Improving the overall access to the area, while simultaneously expanding the lands that will be accessible to hikers, et. al., won’t mean a rush of new users to the area, Boyar says, because they’re already here.

“I don’t think it’s going to be a flood, but I’d say the faucet will be three-quarters open,” Boyar said. “It’s going to be busy!”

And time is running out for advocates of the Middle Fork to plan and produce the amenities —more signs, day-use areas, campgrounds, outhouses, pullouts and trails, all in the right non-sensitive areas—that will accommodate and maybe even direct all those visitors.

“It’s not a choice of (them) coming or not coming, because they’re here and they’re coming in droves. It’s whether we want this place to be the same damn mess that we had 20 years ago,” Boyar said.

The Greenway, with funding from a Waste Management grant, has begun a planning process with the various land-management agencies in the Middle Fork to design what the next phase of the Middle Fork area, the accessible Middle Fork, will look like.

“Then, those people, who are coming anyway, will have a great time and they won’t inadvertently cause the disruption that you’re seeing right now,” says Boyar, stopped at a “bootleg” campsite, maybe 30 feet from the road. Campers cut their own trail to a clearing on the riverside, then apparently took a chainsaw and can of spray paint to a live tree, cutting out a four-foot section of bark and wood, probably for their fire.

Carol Ladwig/Staff Photo

Mark Boyar, a Mountains to Sound member and advocate of the Middle Fork planning effort, gave a tour of restoration projects, including repairing damage caused by bootleg campsites like this one.

 

The right way

“We can either do this road project right, so that we can get in the way of that process of degradation, so we can prepare the valley in the right way and focus the use,” Boyar said, or let it become like some of the other river basins he’s heard horror stories from. “So this is the opportunity to fix it before the problem happens. It’s the Yosemite taking care of the crowds before the crowds come.”

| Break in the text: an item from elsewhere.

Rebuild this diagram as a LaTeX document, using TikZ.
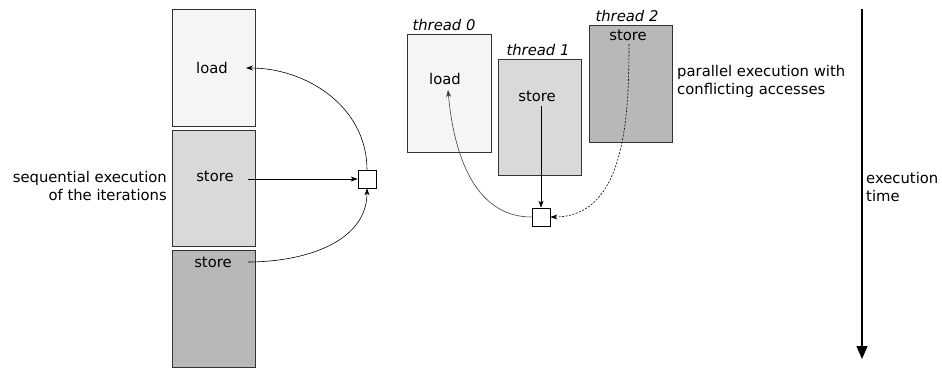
\documentclass[tikz,border=0pt]{standalone}
\usepackage{fontspec}
\setmainfont{DejaVu Sans}
\usetikzlibrary{arrows.meta}
\begin{document}
\begin{tikzpicture}[x=1pt,y=-1pt,
  every node/.style={font=\fontsize{14.8}{18}\selectfont},
  blk/.style={draw=black!80,line width=0.8pt,minimum width=83pt,anchor=north west,inner sep=0pt},
  sq/.style={draw=black,line width=0.7pt,fill=white,minimum size=18pt,inner sep=0pt},
  lbl/.style={inner sep=0pt},
  conn/.style={line width=0.6pt,-{Stealth[length=7pt,width=5pt]}},
]
\useasboundingbox (0,0) rectangle (942,383);
% left column
\node[blk,fill=black!4,minimum height=117pt] (b1) at (172,9) {};
\node[blk,fill=black!15,minimum height=116pt] (b2) at (172,130) {};
\node[blk,fill=black!28,minimum height=117pt] (b3) at (172,250) {};
\node[lbl] (l1) at (212,68) {load};
\node[lbl] (s2) at (215,176) {store};
\node[lbl] (s3) at (213,262) {store};
\node[sq] (q1) at (367,179) {};
\node[lbl,align=right,anchor=east] (seq) at (167,186) {sequential execution\\of the iterations};
\coordinate (s2o) at (248,179);
\coordinate (s3o) at (248,262);
\coordinate (l1i) at (246,68);
\draw[conn] (s2o) -- (q1.west);
\draw[conn] (s3o) to[out=0,in=-90] (q1.south);
\draw[conn] (q1.north) to[out=90,in=0] (l1i);
% threads
\node[blk,fill=black!4,minimum width=84pt,minimum height=118pt] (t0) at (407,34) {};
\node[blk,fill=black!15,minimum height=116pt] (t1) at (498,59) {};
\node[blk,fill=black!28,minimum height=117pt] (t2) at (589,25) {};
\node[lbl,anchor=south] (h0) at (444,31) {\itshape thread 0};
\node[lbl,anchor=south] (h1) at (538,56) {\itshape thread 1};
\node[lbl,anchor=south] (h2) at (627,22) {\itshape thread 2};
\node[lbl] (l0) at (445,79) {load};
\node[lbl] (st1) at (537,96) {store};
\node[lbl] (st2) at (628,35) {store};
\node[sq] (q2) at (541,217) {};
\coordinate (st1o) at (541,106);
\coordinate (st2o) at (629,44);
\coordinate (l0i) at (448,90);
\draw[conn] (st1o) -- (q2.north);
\draw[conn,dashed,dash pattern=on 2pt off 1.5pt] (st2o) to[out=-90,in=0] (q2.east);
\draw[conn,draw=black!75] (q2.west) to[out=180,in=-85] (l0i);
\node[lbl,align=left,anchor=west] (par) at (677,81) {parallel execution with\\conflicting accesses};
% time arrow
\coordinate (ta) at (862,9);
\coordinate (tb) at (862,359);
\draw[line width=1.3pt,-{Triangle[length=13pt,width=11pt]}] (ta) -- (tb);
\node[lbl,align=left,anchor=west] (et) at (866,187) {execution\\time};
\end{tikzpicture}
\end{document}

While at the bridge, a man passed Boyar, heading out on the trail with a small chainsaw in hand, and a hatchet strapped to his daypack. He could have been one of the many volunteers with Mountains to Sound, helping to keep a trail clear after getting a report of a problem somewhere—they have a similar program for weeds that Boyar is very excited about. Or, he could have been a bootlegger, about to cut his own trail into the shared treasure of the Middle Fork.  With all this access, you just can’t tell.